Gay references cut from Fantastic Beasts 3 for China release


Jude Law (Dumbledore) and Mads Mikkelsen (Grindelwald) play former lovers in Fantastic Beasts: The Secrets of Dumbledore

Warner Bros studios has agreed to cut references to a gay relationship in the third Fantastic Beasts movie to appease censors in China.

Around six seconds of dialogue were removed from the Chinese-release version of Fantastic Beasts: The Secrets of Dumbledore that relate to the relationship between Dumbledore, played by Jude Law and Grindelwald (Mads Mikkelsen).

Lines such as “because I was in love with you” and “the summer Gellert and I fell in love” have been cut. The censorship was requested by officials in China in order for the film to be released there.

Warner Bros told Variety that the decision was made “to respond sensitively to a variety of in-market factors.”

The studio said that “Our hope is to release our features worldwide as released by their creators but historically we have faced small edits made in local markets.” Warner insisted that despite the cuts, “the spirit of the film remains intact.”

The size of the Chinese market – which is now larger than that of the US – means that film studios are financially motivated to accept cuts by the country’s censors in order to get their films released there. The Secrets of Dumbledore topped the box office in China during its opening weekend earlier this month.

Last year, Marvel and its parent company, Disney, were praised for refusing to cut scenes depicting a same-sex couple in its blockbuster Eternals after it fell foul of censors in Saudi Arabia, Qatar and Kuwait. It has not been released in China.

While homosexuality is legal in China, LGBTQ+ relationships are not recognised and there are no anti-discrimination protections for LGBTQ+ people.
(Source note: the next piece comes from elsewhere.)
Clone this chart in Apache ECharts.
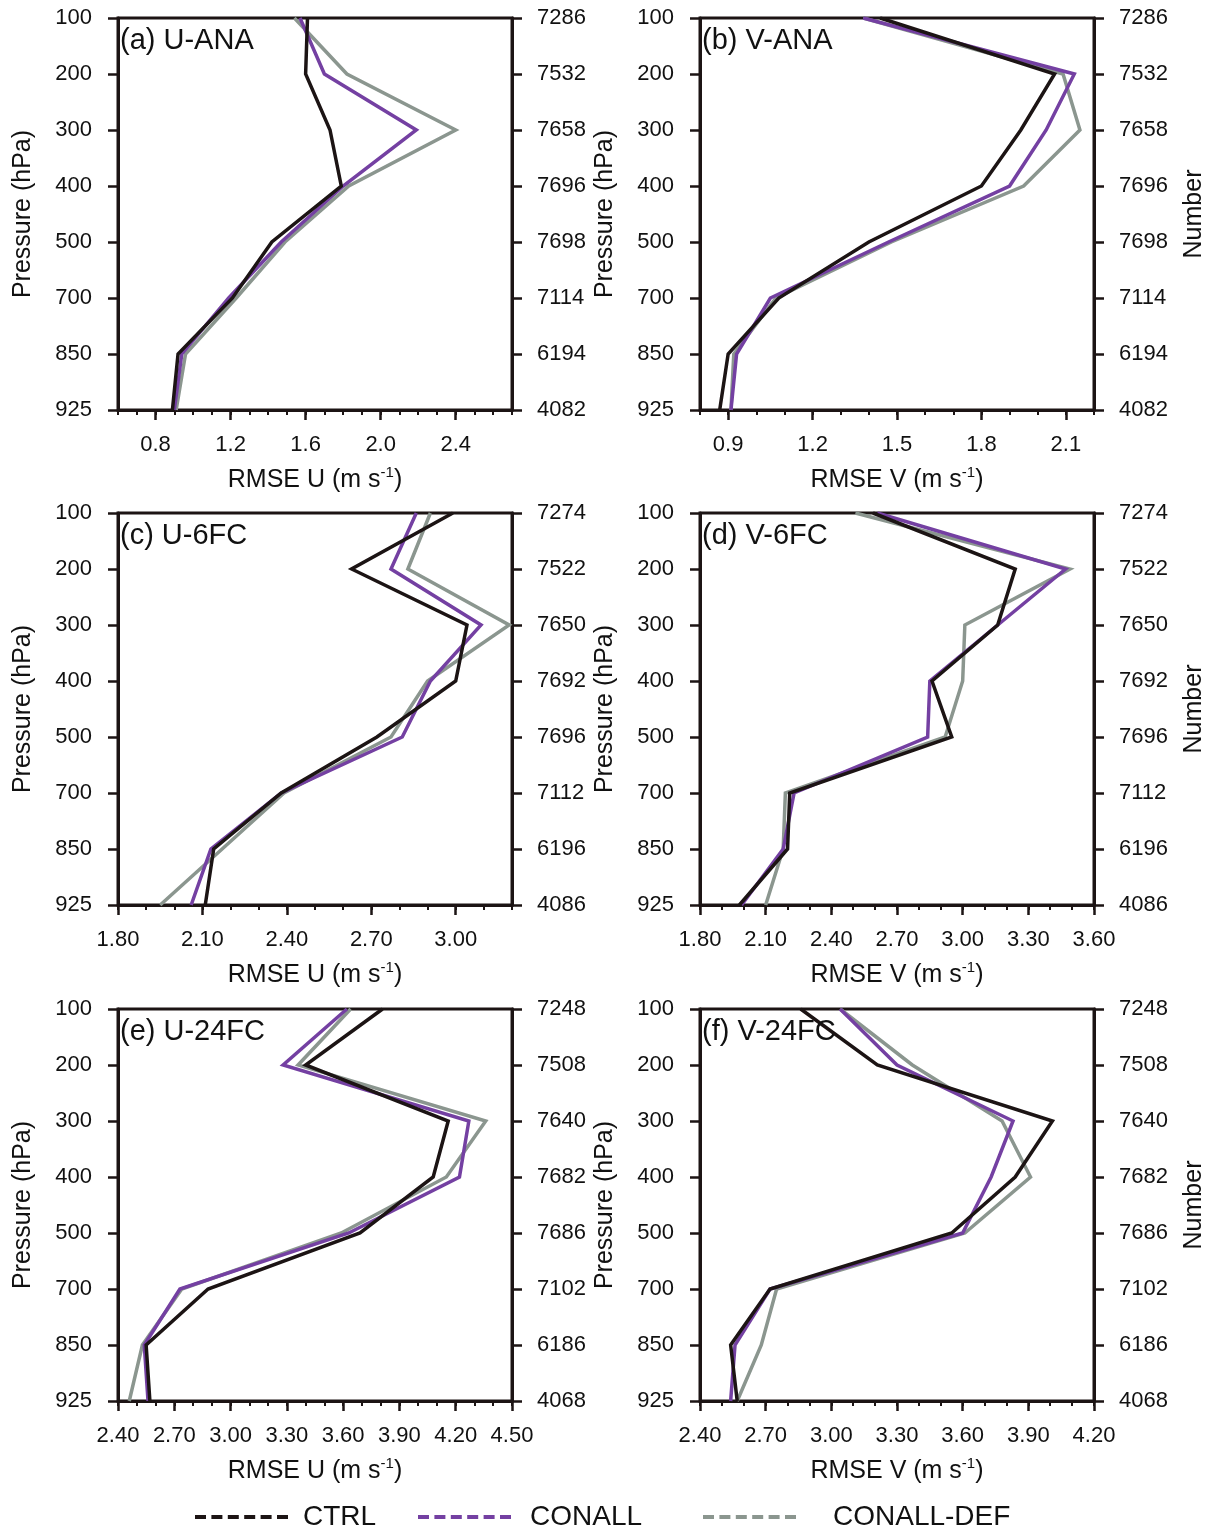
<!DOCTYPE html>
<html><head><meta charset="utf-8">
<script src="https://cdn.jsdelivr.net/npm/echarts@6/dist/echarts.min.js"></script>
<style>html,body{margin:0;padding:0;background:#fff}#c{width:1214px;height:1533px}</style>
</head><body><div id="c"></div>
<script>
// ---------- data ----------
const levels = ['100','200','300','400','500','700','850','925'];

const numbersANA  = ['7286','7532','7658','7696','7698','7114','6194','4082'];
const numbers6FC  = ['7274','7522','7650','7692','7696','7112','6196','4086'];
const numbers24FC = ['7248','7508','7640','7682','7686','7102','6186','4068'];

// (a) U-ANA
const uAnaCtrl   = [1.61, 1.60, 1.73, 1.79, 1.42, 1.21, 0.92, 0.89];
const uAnaConall = [1.57, 1.70, 2.19, 1.80, 1.47, 1.19, 0.94, 0.90];
const uAnaDef    = [1.54, 1.82, 2.40, 1.83, 1.49, 1.23, 0.96, 0.91];
// (b) V-ANA
const vAnaCtrl   = [1.44, 2.06, 1.94, 1.80, 1.40, 1.08, 0.90, 0.87];
const vAnaConall = [1.38, 2.13, 2.03, 1.90, 1.47, 1.05, 0.93, 0.91];
const vAnaDef    = [1.38, 2.09, 2.15, 1.95, 1.48, 1.07, 0.92, 0.91];
// (c) U-6FC
const u6Ctrl     = [2.99, 2.63, 3.04, 3.00, 2.72, 2.38, 2.14, 2.11];
const u6Conall   = [2.86, 2.77, 3.09, 2.91, 2.81, 2.38, 2.13, 2.06];
const u6Def      = [2.91, 2.83, 3.19, 2.90, 2.77, 2.39, 2.17, 1.95];
// (d) V-6FC
const v6Ctrl     = [2.59, 3.24, 3.16, 2.86, 2.95, 2.21, 2.20, 1.98];
const v6Conall   = [2.61, 3.47, 3.16, 2.85, 2.84, 2.23, 2.18, 1.99];
const v6Def      = [2.51, 3.49, 3.01, 3.00, 2.92, 2.19, 2.18, 2.10];
// (e) U-24FC
const u24Ctrl    = [3.81, 3.40, 4.16, 4.08, 3.69, 2.88, 2.55, 2.57];
const u24Conall  = [3.62, 3.28, 4.27, 4.22, 3.63, 2.73, 2.54, 2.56];
const u24Def     = [3.64, 3.36, 4.36, 4.15, 3.59, 2.74, 2.53, 2.46];
// (f) V-24FC
const v24Ctrl    = [2.86, 3.21, 4.01, 3.84, 3.55, 2.72, 2.54, 2.57];
const v24Conall  = [3.04, 3.30, 3.83, 3.73, 3.60, 2.72, 2.56, 2.54];
const v24Def     = [3.04, 3.37, 3.78, 3.91, 3.61, 2.75, 2.68, 2.57];

// tick labels
const ticksA = [0.8, 1.2, 1.6, 2.0, 2.4];
const ticksB = [0.9, 1.2, 1.5, 1.8, 2.1];
const ticksC = [1.8, 2.1, 2.4, 2.7, 3.0];
const ticksD = [1.8, 2.1, 2.4, 2.7, 3.0, 3.3, 3.6];
const ticksE = [2.4, 2.7, 3.0, 3.3, 3.6, 3.9, 4.2, 4.5];
const ticksF = [2.4, 2.7, 3.0, 3.3, 3.6, 3.9, 4.2];

const seriesNames = ['CTRL', 'CONALL', 'CONALL-DEF'];

// ---------- panels ----------
const panels = [
  {label:'(a) U-ANA',  comp:'U', min:0.6, max:2.7, ticks:ticksA, dec:1, nums:numbersANA,  s:[uAnaCtrl, uAnaConall, uAnaDef], col:0, row:0},
  {label:'(b) V-ANA',  comp:'V', min:0.8, max:2.2, ticks:ticksB, dec:1, nums:numbersANA,  s:[vAnaCtrl, vAnaConall, vAnaDef], col:1, row:0},
  {label:'(c) U-6FC',  comp:'U', min:1.8, max:3.2, ticks:ticksC, dec:2, nums:numbers6FC,  s:[u6Ctrl, u6Conall, u6Def],       col:0, row:1},
  {label:'(d) V-6FC',  comp:'V', min:1.8, max:3.6, ticks:ticksD, dec:2, nums:numbers6FC,  s:[v6Ctrl, v6Conall, v6Def],       col:1, row:1},
  {label:'(e) U-24FC', comp:'U', min:2.4, max:4.5, ticks:ticksE, dec:2, nums:numbers24FC, s:[u24Ctrl, u24Conall, u24Def],    col:0, row:2},
  {label:'(f) V-24FC', comp:'V', min:2.4, max:4.2, ticks:ticksF, dec:2, nums:numbers24FC, s:[v24Ctrl, v24Conall, v24Def],    col:1, row:2}
];

const colLeft = [118, 700];
const rowTop = [18, 513, 1009];
const W = 394, H = 392;
const AX = '#1c1414';
const TXT = '#111111';
const colors = ['#1c1414', '#7440a2', '#8b968f'];
const zs = [5, 4, 3];

const grids = [], xAxes = [], yAxes = [], series = [], titles = [];

panels.forEach((p, i) => {
  grids.push({left: colLeft[p.col], top: rowTop[p.row], width: W, height: H,
    show: true, borderColor: AX, borderWidth: 3, backgroundColor: 'transparent'});

  const minor = [];
  const n = Math.round((p.max - p.min) * 10);
  for (let k = 0; k <= n; k++) minor.push(Math.round((p.min + k * 0.1) * 10) / 10);

  // minor-tick axis
  xAxes.push({type: 'value', gridIndex: i, position: 'bottom', min: p.min, max: p.max,
    axisLine: {show: false}, splitLine: {show: false},
    axisTick: {show: true, length: 5, customValues: minor, lineStyle: {color: AX, width: 2}},
    axisLabel: {show: false}});
  // main axis
  xAxes.push({type: 'value', gridIndex: i, position: 'bottom', min: p.min, max: p.max,
    axisLine: {show: true, onZero: false, lineStyle: {color: AX, width: 3}},
    splitLine: {show: false},
    axisTick: {show: true, length: 10, customValues: p.ticks, lineStyle: {color: AX, width: 2.5}},
    axisLabel: {show: true, customValues: p.ticks, fontSize: 22, margin: 24, color: TXT,
      fontFamily: 'Liberation Sans', formatter: v => Number(v).toFixed(p.dec)},
    name: '{t|RMSE ' + p.comp + ' (m s}{s|-1}{t|)}',
    nameLocation: 'middle', nameGap: 55,
    nameTextStyle: {rich: {
      t: {fontSize: 25, color: TXT, fontFamily: 'Liberation Sans', lineHeight: 30},
      s: {fontSize: 15, color: TXT, fontFamily: 'Liberation Sans', lineHeight: 16, verticalAlign: 'top'}
    }}});

  yAxes.push({type: 'category', gridIndex: i, position: 'left', data: levels, inverse: true,
    boundaryGap: false,
    axisLine: {show: true, onZero: false, lineStyle: {color: AX, width: 3}},
    axisTick: {show: true, length: 10, alignWithLabel: true, lineStyle: {color: AX, width: 2.5}},
    axisLabel: {fontSize: 22, margin: 26, color: TXT, fontFamily: 'Liberation Sans'},
    splitLine: {show: false},
    name: 'Pressure (hPa)', nameLocation: 'middle', nameGap: 82, nameRotate: 90,
    nameTextStyle: {fontSize: 25, color: TXT, fontFamily: 'Liberation Sans'}});
  yAxes.push({type: 'category', gridIndex: i, position: 'right', data: p.nums, inverse: true,
    boundaryGap: false,
    axisLine: {show: true, onZero: false, lineStyle: {color: AX, width: 3}},
    axisTick: {show: true, length: 10, alignWithLabel: true, lineStyle: {color: AX, width: 2.5}},
    axisLabel: {fontSize: 22, margin: 25, color: TXT, fontFamily: 'Liberation Sans'},
    splitLine: {show: false},
    name: p.col === 1 ? 'Number' : '', nameLocation: 'middle', nameGap: 88, nameRotate: 90,
    nameTextStyle: {fontSize: 25, color: TXT, fontFamily: 'Liberation Sans'}});

  // draw order: DEF, CONALL, CTRL (CTRL on top)
  [2, 1, 0].forEach(k => {
    series.push({type: 'line', name: seriesNames[k], xAxisIndex: 2 * i + 1, yAxisIndex: 2 * i,
      data: p.s[k].map((v, j) => [v, levels[j]]),
      symbol: 'none', color: colors[k], z: zs[k],
      lineStyle: {color: colors[k], width: 3.5, join: 'miter'},
      itemStyle: {color: colors[k]}, animation: false});
  });

  titles.push({text: p.label, left: colLeft[p.col] + 2, top: rowTop[p.row] + 8, padding: 0,
    textStyle: {fontSize: 29, fontWeight: 'normal', color: TXT, fontFamily: 'Liberation Sans'}});
});

const dash = 'path://M0,0h11v4h-11z M16.4,0h11v4h-11z M32.8,0h11v4h-11z M49.2,0h11v4h-11z M65.6,0h11v4h-11z M82,0h11v4h-11z';
const legBase = {icon: dash, itemWidth: 93, itemHeight: 4, top: 1503, padding: 0, selectedMode: false,
  symbolKeepAspect: false, itemStyle: {borderWidth: 0}};
const legends = [
  Object.assign({}, legBase, {data: ['CTRL'], left: 195,
    textStyle: {fontSize: 28, color: TXT, fontFamily: 'Liberation Sans', padding: [0,0,0,10]}}),
  Object.assign({}, legBase, {data: ['CONALL'], left: 418,
    textStyle: {fontSize: 28, color: TXT, fontFamily: 'Liberation Sans', padding: [0,0,0,14]}}),
  Object.assign({}, legBase, {data: ['CONALL-DEF'], left: 703,
    textStyle: {fontSize: 28, color: TXT, fontFamily: 'Liberation Sans', padding: [0,0,0,32]}})
];

const chart = echarts.init(document.getElementById('c'), null, {renderer: 'canvas'});
chart.setOption({
  backgroundColor: '#ffffff',
  animation: false,
  textStyle: {fontFamily: 'Liberation Sans'},
  title: titles,
  legend: legends,
  grid: grids,
  xAxis: xAxes,
  yAxis: yAxes,
  series: series
});
</script>
</body></html>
The government’s actions in recent years, including actively censoring LGBTQ+ media representation, indicate that it prefers that the community remains undercover and voiceless.

In 2019, China censored the Freddie Mercury biopic Bohemian Rhapsody, removing “several intimate kisses between Rami Malek’s Mercury and other male characters.” The country even censored the Malek’s Oscars speech after he described Mercury as a gay man.